Why debranding is the future
Should brands strip back the marketing veneer and focus more on the quality of their products?
As advertising loses its impact, brands are looking for new ways to win people over. The latest effort has been to publish stories that look and feel journalistic. The key strategy being to hide the commercial imperative, and even the brand altogether, so that readers think they’re consuming a familiar newspaper or magazine.
This isn’t a long game. Hiding your true colours is never wise, and it’s also misleading to use a totally different set of qualities – good stories – to sell a product that has nothing to do with these qualities. Hiring a top filmmaker won’t improve the quality of your energy drink. Branded content complicates an already complex world driven by hidden agendas. And what about the stories no one wants to hear, stories incapable of selling something? People are more likely to follow a delirious brand instead of connecting with real people and real-world problems.
Instead of hide, what businesses should do is debrand. Put the product first, not the brand. Strip away all sense of backstory, and improve a product’s intrinsic qualities. Become a producer of shoes again, not of surrogate spiritualities and imaginary worlds. Focus communication on the quality and origin of both the materials and labour involved. Offer space for distrusting consumers to breathe.
The debranded future
In our debranded future, prices will reflect real value, not the conceptual value that branding magically bestows. The focus will shift from branded products to branded places: stores and their owners who select and sell products they like – the real Uncle Bens and Aunt Jemimas. These places will eschew packaging and advertising and go back to traditional shopkeepers acting as advocates for their products.
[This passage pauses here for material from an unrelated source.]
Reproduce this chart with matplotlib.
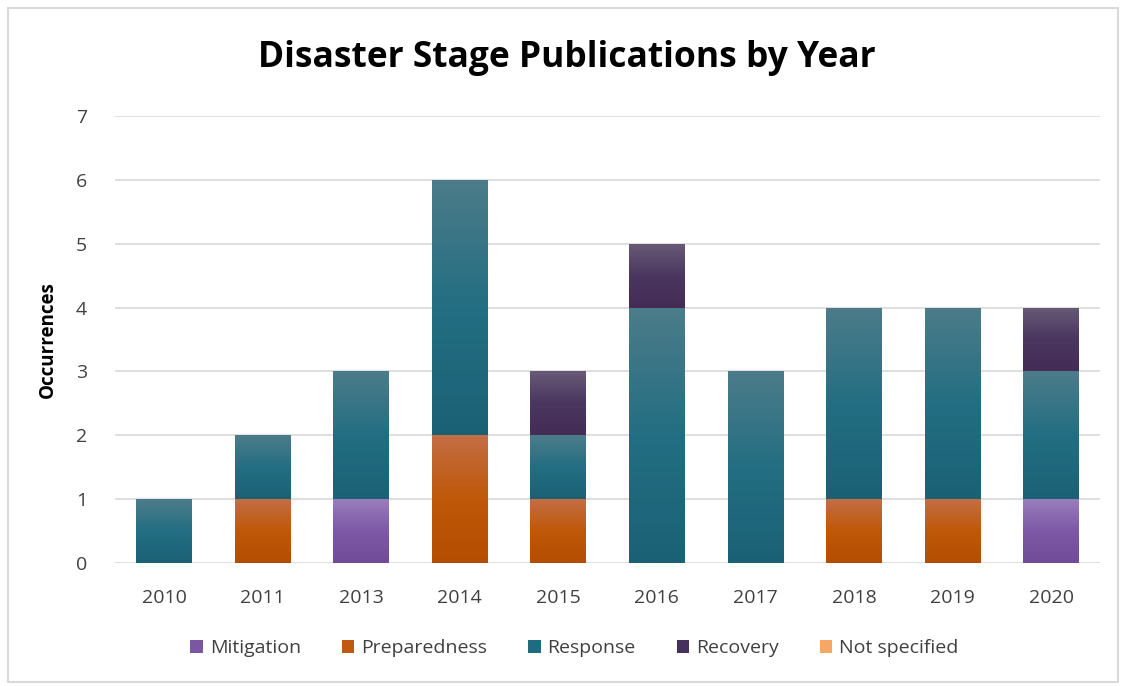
import numpy as np
import matplotlib
matplotlib.use("Agg")
import matplotlib.pyplot as plt
from matplotlib.colors import LinearSegmentedColormap
from matplotlib.patches import Rectangle

plt.rcParams['font.family'] = ['Open Sans', 'DejaVu Sans']

years = ["2010", "2011", "2013", "2014", "2015", "2016", "2017", "2018", "2019", "2020"]
mitigation = [0, 0, 1, 0, 0, 0, 0, 0, 0, 1]
preparedness = [0, 1, 0, 2, 1, 0, 0, 1, 1, 0]
response = [1, 1, 2, 4, 1, 4, 3, 3, 3, 2]
recovery = [0, 0, 0, 0, 1, 1, 0, 0, 0, 1]
not_specified = [0, 0, 0, 0, 0, 0, 0, 0, 0, 0]

series = [
    ("Mitigation", mitigation, "#7B56A3", ("#9A7DBB", "#7D58A6", "#704C98")),
    ("Preparedness", preparedness, "#C05A10", ("#C46E46", "#BF5808", "#B44D00")),
    ("Response", response, "#1F6B7F", ("#4D7C8A", "#236E82", "#1B6176")),
    ("Recovery", recovery, "#45305E", ("#685A77", "#4B365F", "#432D57")),
    ("Not specified", not_specified, "#F7A764", ("#F9BC8A", "#F7A764", "#F29A50")),
]

fig = plt.figure(figsize=(11.22, 6.86), dpi=100)
ax = fig.add_axes([114.7 / 1122, 1 - 563 / 686, (1100.5 - 114.7) / 1122, (563 - 116) / 686])

x = np.arange(len(years))
bottom = np.zeros(len(years))
grad = np.linspace(1, 0, 256).reshape(-1, 1)
handles = []
for name, vals, base, stops in series:
    vals = np.array(vals, dtype=float)
    bars = ax.bar(x, vals, width=0.565, bottom=bottom, color=base,
                  edgecolor="none", zorder=2)
    cmap = LinearSegmentedColormap.from_list(name, [stops[2], stops[1], stops[0]])
    for rect, v in zip(bars, vals):
        if v <= 0:
            continue
        x0, y0 = rect.get_x(), rect.get_y()
        w, h = rect.get_width(), rect.get_height()
        im = ax.imshow(grad, cmap=cmap, aspect="auto",
                       extent=(x0, x0 + w, y0, y0 + h), origin="upper",
                       zorder=3, interpolation="bilinear")
        im.set_clip_path(rect)
    handles.append(Rectangle((0, 0), 1, 1, facecolor=base, edgecolor="none"))
    bottom += vals

ax.set_xlim(-0.5, len(years) - 0.5)
ax.set_ylim(0, 7)
ax.set_yticks(range(0, 8))
ax.set_xticks(x)
ax.set_xticklabels(years)
ax.tick_params(axis="both", length=0, labelsize=14, colors="#404040")
ax.tick_params(axis="x", pad=19)
ax.tick_params(axis="y", pad=20)
ax.yaxis.grid(True, color="#D9D9D9", linewidth=1.2, zorder=0)
ax.set_axisbelow(True)
for s in ax.spines.values():
    s.set_visible(False)

ax.set_ylabel("Occurrences", fontsize=13.5, fontweight="bold", labelpad=13, color="#000000")

fig.text(0.505, 1 - 58 / 686, "Disaster Stage Publications by Year", ha="center", va="center",
         fontsize=25.5, fontweight="bold", color="#000000")

fig.legend(handles, [s[0] for s in series], loc="center", ncol=5,
           bbox_to_anchor=(0.512, 1 - 648 / 686), frameon=False, fontsize=14,
           handlelength=0.65, handleheight=0.65, handletextpad=0.35, columnspacing=2.1,
           labelcolor="#404040")

fig.patches.append(Rectangle((8 / 1122, 1 - 682 / 686), 1110 / 1122, 674 / 686,
                             transform=fig.transFigure, fill=False,
                             edgecolor="#D9D9D9", linewidth=1.5))

fig.savefig("out.png", dpi=100)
Instead of brands, real people and real voices will be the interface between products and consumers, who will buy less throwaway clones and spend more on a few quality essentials.
This is in line with today’s networked society. Traditionally, branding is based on what differentiates a company from competitors. But in the internet age, consumers are increasingly comfortable with everything being interconnected. What distinguishes brands will become less important than what brings things and people together.
The only way we can be truly subversive today, and trigger changes, is to buy less stuff. Innovative brands will stimulate and anticipate this new attitude by re-evaluating what’s in front of them. We don’t need more branding. We need fewer, better-quality products.